Sonny has plopped onto a beanbag chair as far from the scene as he can get. “Sonny,” she says, “You can’t live with my daughter. She’s underage.”
“Mom, don’t pull that shit. My life doesn’t belong to you or to Sonny. It belongs to me. So forget about involving Sonny in this family spat.”
“This isn’t a family spat. And you do belong to me. And you are underage. And if Sonny continues to cohabit with you, I will press charges, and he will go to jail. Is that what you want?” She tries to keep her tone even, but the truth of what she says blows back at her heavily. Rosie’s sleepy face redefines itself in anger, her lips stretch tight and her eyes squint.
“You do that, Mom, and we’re finished. I will never talk to you again. I promise. I swear.”
One knife, two knives, how many of these can the heart survive? “Look, I don’t want to cause trouble for Sonny, but how old does he think you are?”
“My relationship with him is none of your business.” Rosie goes to stand next to Sonny.
“You’re wrong. You are my business and don’t ever forget that.”
“Sonny, say something,” Rosie orders. And Lena hears her own voice imploring Zack.
“Listen, um … Lena … I’ll take good care of Rosie. You don’t need to worry. She’ll be fine.”
“Fine doesn’t include quitting high school.”
“High school?” For a moment he looks stunned, then he gets a hold on himself. “It has nothing to do with life. It’s a place to hang out until you’re ready to go for it. Rosie’s ready to go for it. So am I.”
A place to hang out? She ta
kes a deep breath. “What do you do for a living? How do you support yourself?”
“At the moment, I don’t get paid for my gigs but …”
“Gigs?”
“Mom, you wouldn’t understand. He’s building a resume, a reputation as a rapper/poet. He’s already made one album. And tonight …”
“How do you pay the rent?” she insists. Actually, how this Sonny lives doesn’t interest her. What interests her is having Rosie recognize the instability of the situation.
“My uncle owns a gas station. I work there and also at another of his places. I plan to take the exam to become a cop … maybe, but …”
“Rosie needs to live with her family. You two can find ways to see each other, to date like other young people.”
Rosie stares at her. In her daughter’s face she sees the old wiliness, how to tackle mother. “But we’ve already established a monogamous relationship. I know you know what that means. And going backward to dating would constitute a divorce of sorts, which neither of us would agree too, see?”
She’s had enough of this back-and-forth crap. “Rosie, you’re coming with me. I don’t want to discuss this anymore.”

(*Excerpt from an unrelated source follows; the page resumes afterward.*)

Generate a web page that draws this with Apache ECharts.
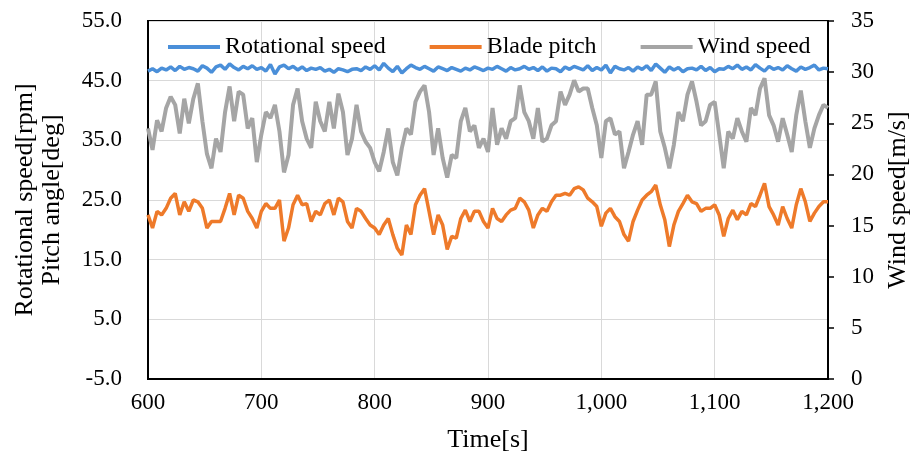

“What, pull me out of here by my hair, shackle me, take me to Dory’s, tie me to the bed, lock windows and doors, send me to a juvenile detention center? There’s no way you can force me to go with you or to stay at Dory’s. Just what are you thinking?” Rosie glares at her, not a drop of give in her expression.
Can she really force this child to do anything? How?

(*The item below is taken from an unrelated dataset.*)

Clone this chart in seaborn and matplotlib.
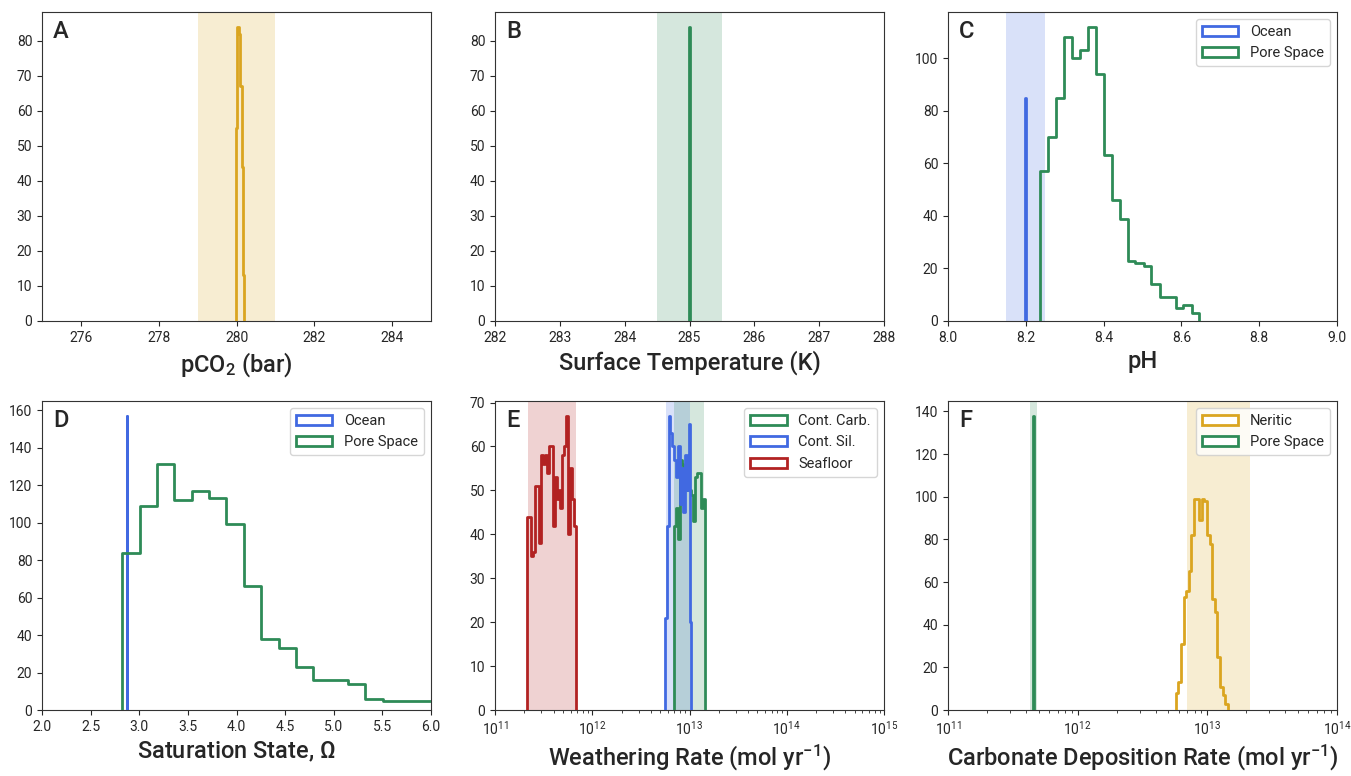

“If you refuse to come home …”
“Home? What home? You lost our home.”
Her throat tightens. “I mean Dory’s. If you refuse to go there with me, I will, I promise, go to court, get a restraining order on Sonny …”
“Mom, he hasn’t treated me badly, what are you talking about?”

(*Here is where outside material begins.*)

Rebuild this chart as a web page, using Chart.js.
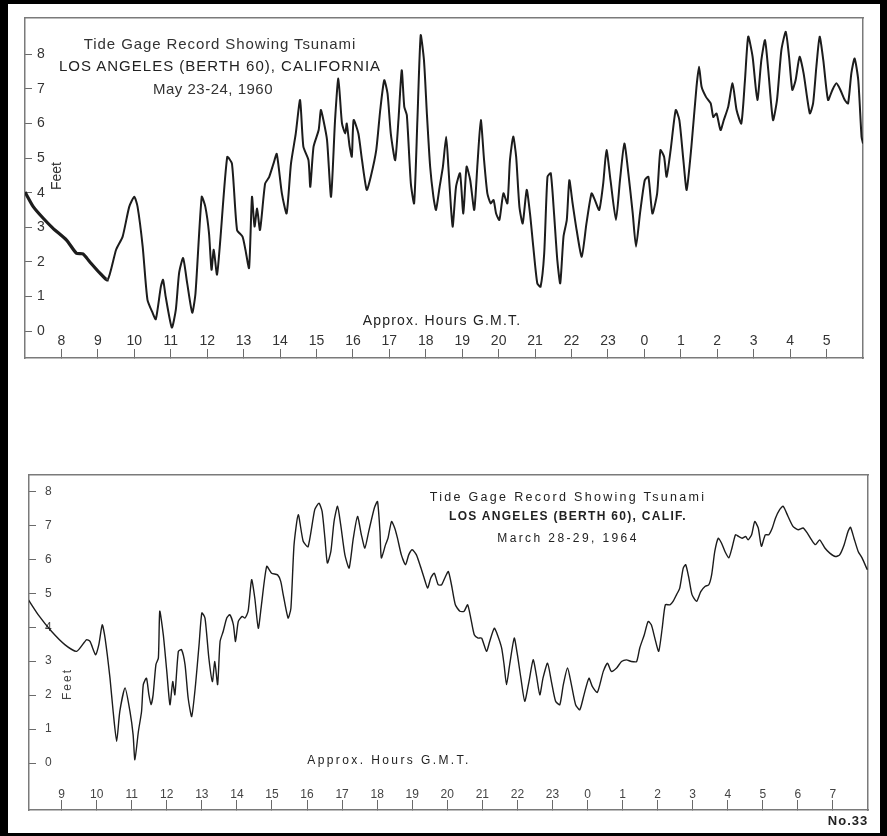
<!DOCTYPE html>
<html><head><meta charset="utf-8">
<script src="https://cdn.jsdelivr.net/npm/chart.js@4.4.1/dist/chart.umd.min.js"></script>
<style>
html,body{margin:0;padding:0;background:#000;width:887px;height:836px;overflow:hidden;}
#panel{position:absolute;left:8px;top:4px;width:872px;height:829px;background:#fff;}
.box{position:absolute;}
.t{position:absolute;white-space:nowrap;color:#2a2a2a;font-family:"Liberation Sans",Arial,sans-serif;transform:translate(-50%,-50%);line-height:1;}
.rot{transform:translate(-50%,-50%) rotate(-90deg);}
</style></head><body>
<div id="panel"></div>
<div class="box" style="left:20px;top:13px;width:848px;height:350px"><canvas id="c1"></canvas></div>
<div class="box" style="left:24px;top:470px;width:849px;height:345px"><canvas id="c2"></canvas></div>

<div class="t" style="left:220px;top:43px;font-size:15px;letter-spacing:0.9px;color:#333">Tide Gage Record Showing Tsunami</div>
<div class="t" style="left:220px;top:65px;font-size:15px;letter-spacing:1px;color:#222">LOS ANGELES (BERTH 60), CALIFORNIA</div>
<div class="t" style="left:213px;top:88px;font-size:15px;letter-spacing:0.5px;color:#333">May 23-24, 1960</div>
<div class="t rot" style="left:56px;top:176px;font-size:14px;color:#333">Feet</div>
<div class="t" style="left:442px;top:320px;font-size:14px;letter-spacing:1.2px;color:#222">Approx. Hours G.M.T.</div>

<div class="t" style="left:568px;top:497px;font-size:12.5px;letter-spacing:2.3px;color:#222">Tide Gage Record Showing Tsunami</div>
<div class="t" style="left:568px;top:516px;font-size:12px;letter-spacing:1.3px;font-weight:bold;color:#222">LOS ANGELES (BERTH 60), CALIF.</div>
<div class="t" style="left:568px;top:538px;font-size:12px;letter-spacing:2.4px;color:#222">March 28-29, 1964</div>
<div class="t rot" style="left:67px;top:684px;font-size:12px;letter-spacing:2px;color:#444">Feet</div>
<div class="t" style="left:389px;top:760px;font-size:12px;letter-spacing:2.4px;color:#222">Approx. Hours G.M.T.</div>
<div class="t" style="left:848px;top:820px;font-size:13px;letter-spacing:1px;font-weight:bold;color:#222">No.33</div>

<script>
// ---- 1960 record (hours since 0h May 23 GMT; 24+ = May 24) ----
const hours1960 = [7.0,7.23,7.5,7.77,8.14,8.41,8.59,8.77,9.05,9.27,9.5,9.68,9.86,10.0,10.09,10.23,10.36,10.5,10.59,10.73,10.79,10.86,11.03,11.14,11.23,11.34,11.45,11.59,11.68,11.85,11.95,12.05,12.12,12.18,12.27,12.36,12.55,12.68,12.82,12.97,13.05,13.15,13.23,13.3,13.37,13.45,13.59,13.7,13.82,13.91,14.05,14.18,14.3,14.43,14.55,
14.64,14.78,14.83,14.92,15.06,15.12,15.19,15.29,15.4,15.51,15.6,15.7,15.79,15.83,15.91,15.97,16.02,16.15,16.25,16.38,16.49,16.64,16.75,16.86,16.95,17.04,17.16,17.25,17.34,17.41,17.48,17.59,17.68,17.77,17.86,17.95,18.03,18.12,18.21,18.28,18.38,18.47,18.56,18.62,18.69,18.74,18.83,18.94,19.03,19.12,19.22,19.33,19.42,19.51,19.6,19.69,19.78,19.86,19.93,20.02,20.13,20.24,20.31,20.4,20.48,20.57,20.66,20.77,20.86,20.95,21.06,21.15,21.25,21.34,21.43,21.52,21.61,21.69,21.78,21.87,21.94,22.03,22.14,22.28,
22.41,22.55,22.64,22.76,22.87,22.96,23.07,23.22,23.33,23.45,23.56,23.68,23.77,23.88,24.01,24.11,24.22,24.35,24.44,24.54,24.61,24.72,24.86,24.96,25.07,25.16,25.29,25.43,25.5,25.57,25.69,25.82,25.89,25.98,26.09,26.18,26.3,26.42,26.53,26.66,26.76,26.85,26.97,27.1,27.21,27.31,27.4,27.53,27.64,27.76,27.88,27.97,28.06,28.15,28.26,28.37,28.54,28.63,28.72,28.81,28.91,29.04,29.16,29.27,29.38,29.5,29.59,29.68,29.77,29.87,29.96,30.0];
const feet1960 = [4.02,3.59,3.26,2.97,2.63,2.25,2.23,2.01,1.68,1.48,2.35,2.73,3.59,3.88,3.59,2.44,0.91,0.53,0.34,1.29,1.48,1.0,0.1,0.62,1.68,2.11,1.39,0.53,1.1,3.88,3.59,2.83,1.77,2.35,1.63,2.63,5.03,4.84,2.92,2.73,2.35,1.82,3.88,3.02,3.54,2.92,4.26,4.45,4.84,5.12,3.98,3.4,4.84,5.7,6.68,
5.33,4.94,4.17,5.33,5.81,6.39,6.1,5.52,3.88,6.1,7.3,6.0,5.71,6.0,5.33,5.04,6.1,5.71,4.94,4.08,4.46,5.23,6.39,7.25,6.87,5.71,4.94,6.1,7.54,6.48,6.24,4.27,3.69,6.1,8.55,7.83,6.29,4.75,3.88,3.5,4.17,4.75,5.62,4.75,3.59,3.02,4.17,4.56,3.4,4.75,4.36,3.5,4.85,6.1,4.94,3.98,3.69,3.79,3.4,3.21,3.98,3.69,4.94,5.62,5.04,3.59,3.11,4.08,3.4,2.44,1.38,1.28,2.24,4.46,4.56,3.4,2.05,1.38,2.73,3.21,4.36,3.69,2.92,2.15,
3.11,3.98,3.79,3.5,4.27,5.23,4.36,3.21,4.36,5.42,4.56,3.4,2.44,3.4,4.36,4.46,3.4,3.98,5.23,5.04,4.46,5.23,6.39,6.1,4.94,4.08,5.33,7.06,7.64,7.06,6.77,6.58,6.19,6.29,5.81,6.1,6.48,7.16,6.39,6.0,7.25,8.51,7.93,6.68,7.83,8.41,7.54,6.1,6.68,8.12,8.65,7.93,6.97,7.25,7.93,7.45,6.29,6.58,7.64,8.51,7.83,6.68,6.97,7.16,6.97,6.68,6.58,7.45,7.88,7.25,5.62,5.42];
const tickHours1960 = [8,9,10,11,12,13,14,15,16,17,18,19,20,21,22,23,24,25,26,27,28,29];
const tickLabels1960 = ['8','9','10','11','12','13','14','15','16','17','18','19','20','21','22','23','0','1','2','3','4','5'];

// ---- 1964 record (hours since 0h March 28 GMT; 24+ = March 29) ----
const hours1964 = [8.05,8.33,8.71,9.1,9.43,9.71,9.81,9.97,10.06,10.16,10.24,10.38,10.47,10.57,10.66,10.81,10.95,11.04,11.09,11.19,11.28,11.33,11.42,11.49,11.55,11.61,11.69,11.76,11.8,11.9,12.0,12.09,12.17,12.23,12.33,12.42,12.52,12.61,12.71,12.82,12.92,13.0,13.09,13.2,13.3,13.37,13.45,13.52,13.61,13.71,13.8,13.9,13.96,14.04,14.15,14.23,14.32,14.42,14.51,14.61,14.7,14.85,14.99,15.16,15.25,15.32,15.46,15.54,15.63,15.75,15.89,
16.03,16.22,16.34,16.43,16.51,16.58,16.68,16.77,16.87,16.96,17.08,17.2,17.32,17.44,17.55,17.65,17.76,17.92,18.01,18.08,18.12,18.24,18.31,18.41,18.5,18.58,18.69,18.81,18.9,19.0,19.12,19.25,19.34,19.44,19.53,19.63,19.74,19.84,19.93,20.03,20.12,20.23,20.36,20.48,20.58,20.67,20.77,20.88,20.98,21.12,21.21,21.34,21.43,21.55,21.62,21.69,21.78,21.91,22.0,22.1,22.21,22.33,22.45,22.54,22.64,22.73,22.86,22.97,23.09,23.21,23.31,23.43,23.54,23.66,23.78,23.9,24.04,24.14,24.28,
24.45,24.57,24.68,24.83,24.97,25.11,25.25,25.4,25.49,25.62,25.73,25.82,25.92,26.03,26.13,26.22,26.35,26.44,26.54,26.63,26.73,26.8,26.89,26.98,27.11,27.23,27.35,27.46,27.54,27.63,27.73,27.82,27.92,28.03,28.12,28.22,28.31,28.41,28.51,28.58,28.68,28.77,28.87,28.96,29.07,29.17,29.27,29.36,29.48,29.58,29.72,29.86,30.01,30.15,30.27,30.39,30.5,30.62,30.77,30.91,31.07,31.19,31.32,31.43,31.5,31.6,31.72,31.83,31.98];
const feet1964 = [4.81,4.37,3.88,3.48,3.29,3.63,3.58,3.19,3.48,4.07,3.68,2.5,1.52,0.64,1.52,2.21,1.52,0.83,0.1,0.93,1.52,2.31,2.5,2.01,1.72,2.01,2.9,3.09,4.47,3.78,2.7,1.72,2.4,2.01,3.29,3.34,2.9,1.91,1.37,2.31,3.48,4.42,4.27,3.09,2.4,2.99,2.31,3.58,3.88,4.27,4.37,4.07,3.58,4.17,4.32,4.27,4.47,5.4,4.86,3.97,4.66,5.79,5.59,5.54,5.35,4.96,4.27,4.56,6.43,7.31,6.53,
6.37,7.46,7.65,7.41,6.62,5.89,6.23,7.11,7.56,7.02,6.13,5.74,6.62,7.26,6.72,6.33,6.82,7.51,7.7,6.82,6.04,6.43,6.62,7.11,6.92,6.62,6.13,5.84,6.13,6.28,6.13,5.74,5.45,5.15,5.45,5.59,5.25,5.25,5.45,5.64,5.25,4.66,4.47,4.47,4.66,4.27,3.78,3.68,3.68,3.29,3.58,3.97,3.78,3.39,2.9,2.31,2.9,3.68,3.19,2.5,1.82,2.4,3.04,2.6,2.01,2.5,2.94,2.4,1.82,1.72,2.31,2.8,2.31,1.72,1.57,2.01,2.5,2.25,2.08,
2.7,2.94,2.7,2.8,2.99,3.04,2.99,2.99,3.39,3.78,4.17,4.07,3.68,3.29,3.97,4.66,4.66,4.76,4.96,5.15,5.74,5.84,5.45,4.96,4.76,5.05,5.2,5.25,5.54,6.23,6.62,6.48,6.23,6.04,6.33,6.72,6.67,6.62,6.67,6.57,6.72,7.11,6.92,6.38,6.72,6.72,6.92,7.21,7.46,7.56,7.26,6.97,6.87,6.92,6.77,6.57,6.43,6.57,6.33,6.18,6.08,6.13,6.43,6.82,6.94,6.62,6.23,6.04,5.69];
const tickHours1964 = [9,10,11,12,13,14,15,16,17,18,19,20,21,22,23,24,25,26,27,28,29,30,31];
const tickLabels1964 = ['9','10','11','12','13','14','15','16','17','18','19','20','21','22','23','0','1','2','3','4','5','6','7'];
const feetTicks = [0,1,2,3,4,5,6,7,8];

Chart.defaults.font.family = '"Liberation Sans", Arial, sans-serif';

function noPad(s){ s.paddingTop = 0; s.paddingBottom = 0; s.paddingLeft = 0; s.paddingRight = 0; }

function makeChart(id, hours, feet, cfg) {
  const frame = {display:true, color:'#7a7a7a', width:1.5};
  return new Chart(document.getElementById(id), {
    type:'line',
    data:{datasets:[{
      data: hours.map((h,i)=>({x:h, y:feet[i]})),
      borderColor:'#1c1c1c', borderWidth:cfg.lw, pointRadius:0, tension:0.2, fill:false,
      segment: cfg.segment
    }]},
    options:{
      responsive:true, maintainAspectRatio:false, animation:false,
      layout:{padding:5, autoPadding:false},
      plugins:{legend:{display:false}, tooltip:{enabled:false}},
      scales:{
        x:{type:'linear', position:'bottom', min:cfg.xmin, max:cfg.xmax,
          afterBuildTicks:s=>{ s.ticks = cfg.xTicks.map(v=>({value:v})); },
          afterFit:s=>{ s.height = 0; noPad(s); },
          ticks:{mirror:true, padding:cfg.xPad, autoSkip:false, maxRotation:0, minRotation:0, color:cfg.tc,
            font:{size:cfg.fs}, callback:v=>cfg.xLabels[cfg.xTicks.indexOf(v)]},
          grid:{drawOnChartArea:false, drawTicks:true, tickLength:cfg.xTick, color:'#6a6a6a', lineWidth:1},
          border:frame},
        y:{type:'linear', position:'left', min:cfg.ymin, max:cfg.ymax,
          afterBuildTicks:s=>{ s.ticks = feetTicks.map(v=>({value:v})); },
          afterFit:s=>{ s.width = 0; noPad(s); },
          ticks:{mirror:true, padding:cfg.yPad, color:cfg.tc, font:{size:cfg.fs}, callback:v=>String(v)},
          grid:{drawOnChartArea:false, drawTicks:true, tickLength:-7, color:'#6a6a6a', lineWidth:1},
          border:frame},
        x2:{type:'linear', position:'top', min:cfg.xmin, max:cfg.xmax,
          afterFit:s=>{ s.height = 0; noPad(s); },
          ticks:{display:false}, grid:{drawOnChartArea:false, drawTicks:false}, border:frame},
        y2:{type:'linear', position:'right', min:cfg.ymin, max:cfg.ymax,
          afterFit:s=>{ s.width = 0; noPad(s); },
          ticks:{display:false}, grid:{drawOnChartArea:false, drawTicks:false}, border:frame}
      }
    }
  });
}

makeChart('c1', hours1960, feet1960, {
  xmin:7, xmax:30, ymin:-0.78, ymax:9.05, xTicks:tickHours1960, xLabels:tickLabels1960,
  fs:14, xPad:8, xTick:-9, yPad:12, lw:2, tc:'#333',
  segment:{borderWidth:ctx=> ctx.p0.parsed.x < 9.2 ? 3.2 : 2}
});
makeChart('c2', hours1964, feet1964, {
  xmin:8.07, xmax:32, ymin:-1.38, ymax:8.48, xTicks:tickHours1964, xLabels:tickLabels1964,
  fs:12, xPad:8, xTick:-10, yPad:16, lw:1.4, tc:'#444',
  segment:{}
});
</script>
</body></html>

“I will press charges against him for cohabiting with a minor.”
“You are being gross, you know that? For a mother who claims she wants to see me happy, you are truly doing your best to be a bitch.”
But she detects uncertainty in Rosie’s eyes and decides the legal path is the one to pursue. “The two of you can talk it over today. I’ll return tomorrow to pick you up. If you disappear or refuse to leave with me, I will go to court the next day and press charges. Sonny, I hope you’re listening?” Her tone stern, even hostile. How else to make them understand that this isn’t a negotiation?